J'ai perdu mon père assez jeune, vers 13 ans. Je n'en ai pas fait une maladie car la situation présentait des avantages, dont je ne ne me suis pas rendu compte tout de suite d'ailleurs, et des inconvénients aussi, certainement, dont je n'ai pas plus pris conscience. J'en ai juste profité pour redoubler ma 4 ième, sautant sur cette opportunité et ce mot d'excuses tout trouvés. J'avais 1 an d'avance , ça ne prêtait pas à conséquence.

L'aspect positif d'une longue et cruelle maladie émerge surtout quand elle prend fin. Tout le monde pousse, ou ne pousse pas, se retient, un grand ouf de soulagement. Ha ben si, je regrette : la phase terminale d'un cancer généralisé n'est agréable pour personne. Surtout à l'époque, où l'espoir de guérison était strictement égal à zéro. Je dis bien zéro car les miracles, je sais pas si vous avez remarqué, les cancers généralisés n'y ont jamais droit.

D'ailleurs, mon père n'avait droit à pas grand chose : la thérapeuthique, en 69, c'était la morphine, et on attendait qu'il meure. L'hôpital l'avait renvoyé dans ses foyers, et c'est ma mère qui lui faisait les piqures.

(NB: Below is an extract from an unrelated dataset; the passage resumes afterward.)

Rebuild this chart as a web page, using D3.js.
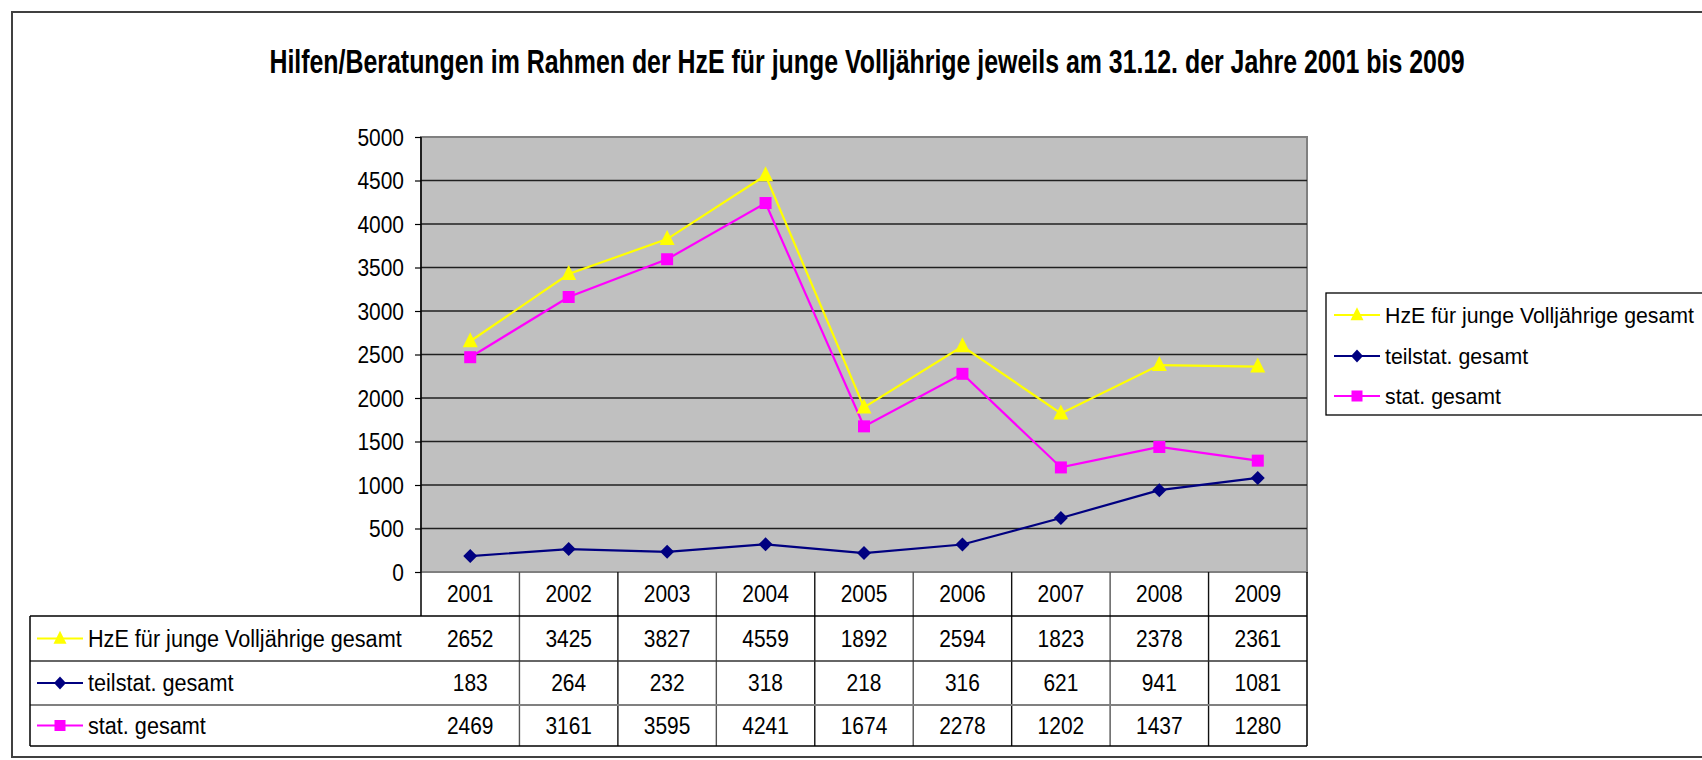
<!DOCTYPE html>
<html>
<head>
<meta charset="utf-8">
<script src="https://cdn.jsdelivr.net/npm/d3@7"></script>
<style>
  html, body { margin: 0; padding: 0; background: #fff; }
  svg { display: block; }
  text { font-family: "Liberation Sans", Arial, sans-serif; fill: #000; }
</style>
</head>
<body>
<svg id="chart" width="1702" height="760"></svg>
<script>
const title = "Hilfen/Beratungen im Rahmen der HzE für junge Volljährige jeweils am 31.12. der Jahre 2001 bis 2009";
const years = ["2001","2002","2003","2004","2005","2006","2007","2008","2009"];
const seriesNames = ["HzE für junge Volljährige gesamt", "teilstat. gesamt", "stat. gesamt"];
const hzeGesamt = [2652, 3425, 3827, 4559, 1892, 2594, 1823, 2378, 2361];
const teilstatGesamt = [183, 264, 232, 318, 218, 316, 621, 941, 1081];
const statGesamt = [2469, 3161, 3595, 4241, 1674, 2278, 1202, 1437, 1280];
const yTicks = [0, 500, 1000, 1500, 2000, 2500, 3000, 3500, 4000, 4500, 5000];

const seriesValues = [hzeGesamt, teilstatGesamt, statGesamt];
const colors = ["#FFFF00", "#000080", "#FF00FF"];
const markers = ["triangle", "diamond", "square"];

const svg = d3.select("#chart");

// condense text horizontally, keeping height
function condense(sel, factor) {
  sel.each(function() {
    const w = this.getComputedTextLength();
    d3.select(this).attr("textLength", w * factor).attr("lengthAdjust", "spacingAndGlyphs");
  });
}

// outer frame
svg.append("rect").attr("x", 12).attr("y", 12).attr("width", 1760).attr("height", 745)
  .attr("fill", "none").attr("stroke", "#404040").attr("stroke-width", 2);

// title: fit to target width, then stretch vertically to target height
const titleG = svg.append("g");
const titleT = titleG.append("text").attr("x", 0).attr("y", 0).attr("text-anchor", "middle")
  .style("font-family", "'Liberation Sans Narrow', 'Liberation Sans', Arial, sans-serif")
  .style("font-weight", "bold").style("font-size", "33px").text(title);
const natW = titleT.node().getComputedTextLength();
const fitSize = 33 * 1196 / natW;
titleT.style("font-size", fitSize + "px");
titleG.attr("transform", `translate(867,73) scale(1,${33 / fitSize})`);

const plot = {left: 421, right: 1307, top: 137, bottom: 572};
const x = d3.scaleBand().domain(years).range([plot.left, plot.right]).paddingInner(0).paddingOuter(0);
const y = d3.scaleLinear().domain([0, 5000]).range([plot.bottom, plot.top]);
const cx = d => x(d) + x.bandwidth() / 2;

// plot background
svg.append("rect").attr("x", plot.left).attr("y", plot.top)
  .attr("width", plot.right - plot.left).attr("height", plot.bottom - plot.top)
  .attr("fill", "#C0C0C0").attr("stroke", "#808080").attr("stroke-width", 2);

// gridlines
svg.append("g").selectAll("line").data(yTicks.filter(t => t > 0 && t < 5000)).join("line")
  .attr("x1", plot.left).attr("x2", plot.right)
  .attr("y1", d => y(d)).attr("y2", d => y(d))
  .attr("stroke", "#202020").attr("stroke-width", 1.4);

// y axis
const yAxis = svg.append("g").attr("transform", `translate(${plot.left},0)`)
  .call(d3.axisLeft(y).tickValues(yTicks).tickFormat(d3.format("d")).tickSize(6).tickPadding(11).tickSizeOuter(0));
yAxis.select(".domain").remove();
yAxis.selectAll(".tick line").attr("stroke", "#000").attr("stroke-width", 1.2);
yAxis.selectAll(".tick text").attr("font-size", null).attr("font-family", null)
  .style("font-size", "23px").style("font-family", "'Liberation Sans', Arial, sans-serif").attr("dy", "0.36em");
condense(yAxis.selectAll(".tick text"), 0.91);
svg.append("line").attr("x1", plot.left).attr("x2", plot.left).attr("y1", plot.top).attr("y2", 616)
  .attr("stroke", "#000").attr("stroke-width", 1.5);

// markers
function drawMarker(g, type, color, w, h) {
  if (type === "triangle") {
    g.append("path").attr("d", `M0,${-h*0.6}L${w/2},${h*0.4}L${-w/2},${h*0.4}Z`).attr("fill", color);
  } else if (type === "diamond") {
    g.append("path").attr("d", `M0,${-h/2}L${w/2},0L0,${h/2}L${-w/2},0Z`).attr("fill", color);
  } else {
    g.append("rect").attr("x", -w/2).attr("y", -h/2).attr("width", w).attr("height", h).attr("fill", color);
  }
}
const plotMarkerSize = [[15, 15], [14, 14], [12, 12]];
const keyMarkerSize = [[13, 13], [12, 13], [11, 11]];

// lines
const line = d3.line().x((d, i) => cx(years[i])).y(d => y(d));
seriesValues.forEach((vals, s) => {
  svg.append("path").datum(vals).attr("d", line).attr("fill", "none")
    .attr("stroke", colors[s]).attr("stroke-width", 2.2);
});
seriesValues.forEach((vals, s) => {
  vals.forEach((v, i) => {
    const g = svg.append("g").attr("transform", `translate(${cx(years[i])},${y(v)})`);
    drawMarker(g, markers[s], colors[s], plotMarkerSize[s][0], plotMarkerSize[s][1]);
  });
});

// data table
const rowsY = [572, 616, 661, 705, 746];
const tableLeft = 30;
const tg = svg.append("g");
years.forEach((yr, i) => {
  if (i > 0) {
    tg.append("line").attr("x1", x(yr)).attr("x2", x(yr)).attr("y1", rowsY[0]).attr("y2", rowsY[4])
      .attr("stroke", i % 2 ? "#555" : "#111").attr("stroke-width", 1.4);
  }
  const t = tg.append("text").attr("x", cx(yr)).attr("y", (rowsY[0] + rowsY[1]) / 2).attr("dy", "0.36em")
    .attr("text-anchor", "middle").style("font-size", "23px").text(yr);
  condense(t, 0.91);
});
tg.append("line").attr("x1", tableLeft).attr("x2", plot.right).attr("y1", rowsY[1]).attr("y2", rowsY[1]).attr("stroke", "#000").attr("stroke-width", 1.5);
tg.append("line").attr("x1", tableLeft).attr("x2", plot.right).attr("y1", rowsY[2]).attr("y2", rowsY[2]).attr("stroke", "#333").attr("stroke-width", 1.4);
tg.append("line").attr("x1", tableLeft).attr("x2", plot.right).attr("y1", rowsY[3]).attr("y2", rowsY[3]).attr("stroke", "#808080").attr("stroke-width", 2);
tg.append("line").attr("x1", tableLeft).attr("x2", plot.right).attr("y1", rowsY[4]).attr("y2", rowsY[4]).attr("stroke", "#000").attr("stroke-width", 1.5);
tg.append("line").attr("x1", tableLeft).attr("x2", tableLeft).attr("y1", rowsY[1]).attr("y2", rowsY[4]).attr("stroke", "#000").attr("stroke-width", 1.5);
tg.append("line").attr("x1", plot.right).attr("x2", plot.right).attr("y1", rowsY[0]).attr("y2", rowsY[4]).attr("stroke", "#000").attr("stroke-width", 1.5);

seriesValues.forEach((vals, s) => {
  const cyRow = (rowsY[s + 1] + rowsY[s + 2]) / 2;
  tg.append("line").attr("x1", 37).attr("x2", 83).attr("y1", cyRow).attr("y2", cyRow)
    .attr("stroke", colors[s]).attr("stroke-width", 2);
  drawMarker(tg.append("g").attr("transform", `translate(60,${cyRow})`), markers[s], colors[s], keyMarkerSize[s][0], keyMarkerSize[s][1]);
  const lab = tg.append("text").attr("x", 88).attr("y", cyRow).attr("dy", "0.36em").style("font-size", "23px").text(seriesNames[s]);
  condense(lab, 0.94);
  vals.forEach((v, i) => {
    const t = tg.append("text").attr("x", cx(years[i])).attr("y", cyRow).attr("dy", "0.36em")
      .attr("text-anchor", "middle").style("font-size", "23px").text(v);
    condense(t, 0.91);
  });
});

// legend
const lg = svg.append("g");
lg.append("rect").attr("x", 1326).attr("y", 293).attr("width", 420).attr("height", 122)
  .attr("fill", "#fff").attr("stroke", "#000").attr("stroke-width", 1.3);
const legendY = [315, 356, 396];
seriesNames.forEach((name, s) => {
  lg.append("line").attr("x1", 1334).attr("x2", 1380).attr("y1", legendY[s]).attr("y2", legendY[s])
    .attr("stroke", colors[s]).attr("stroke-width", 2);
  drawMarker(lg.append("g").attr("transform", `translate(1357,${legendY[s]})`), markers[s], colors[s], keyMarkerSize[s][0], keyMarkerSize[s][1]);
  lg.append("text").attr("x", 1385).attr("y", legendY[s]).attr("dy", "0.36em").style("font-size", "21.3px").text(name);
});
</script>
</body>
</html>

Bon, le malade, à moins de beaucoup aimer la morphine, et adorer souffrir énormément, j'imagine qu'il est pressé que tout ça s'arrête ? Les docteurs, au téléphone, je suppute qu'ils avaient légèrement honte, eux dont le boulot est de guérir, et qui ne pouvaient que soulager, et si mal ? Augmentez les doses, si vous voyez qu'il ne peut plus supporter la douleur.

Euphémisme.

Les râles, les plaintes, comment peut-on les supporter, alors que les docteurs ne laissent pas le plus petit espoir ? Quand ? Jusqu'à quand cette vie va t-elle s'accrocher, qui se résume à des sursauts de lucidité de plus en plus courts, à des tensions dans un corps pantelant ? Peut-on appeler ça une vie ?

Hypocrisie.

Lâcheté de l'Homme face à sa mort et à celle des autres. Le débat actuel sur l'euthanasie ne ressemble à rien. Le comité éthique est bourré de religieux, évidemment, ils gagnent leur paradis avec la souffrance des autres, le martyre, ils en reprennent 2 fois au dessert, c'est leur pêché mignon.

Ce serait notre klebs qui se répandrait sous lui sur une serpillière, incapable de bouger, abandonné par le véto, avec son regard fiévreux, suppliant du fond de son enfer, le premier visiteur venu nous crierait :

- " Mais vous n'avez pas honte de lui laisser vivre ce calvaire, achevez-le, faites quelque chose, faites-le piquer, c'est atroce, vous n'avez pas une once d'humanité ?"

Mais si c'est un être humain, niet. Même s'il supplie, s'il demande la mort, s'il écrit un livre pour exiger la mort, le rappel à la loi tombe, sans subtilité, comme une lettre circulaire :

- "Votre mort ne vous appartient pas, en fait vous n'avez pas vraiment, profondément, envie de mourir. Vous souffrez juste d'un déficit momentané d'envie de vivre que notre spécialiste en bonheur va vous combler en 2 temps, 3 mouvements."

Ma mémoire me ramène à la surface des images, des visages, depuis très loin en arrière, jusqu'à mes 2 ans. Mais j'ai complètement occulté cette période où mon père était grabataire, mourant, chez nous, avec nous. J'imagine que c'était une situation un peu too much pour mon jeune âge. Il m'en revient des bribes : Maman l'avait installé dans ma chambre, mais je ne peux dire où on m'avait mis. Dans la leur ? Il ne fallait pas faire de bruit, "pour qu'il se repose".

Avec le recul, et me rappelant son intransigeance et son perfectionnisme, son esprit de famille et ses exigences morales, plus que la douleur qui progressait dans ses os, c'était de nous abandonner derrière lui, d'abdiquer ainsi ses responsabilités de chef de famille, qui lui devait être atroce.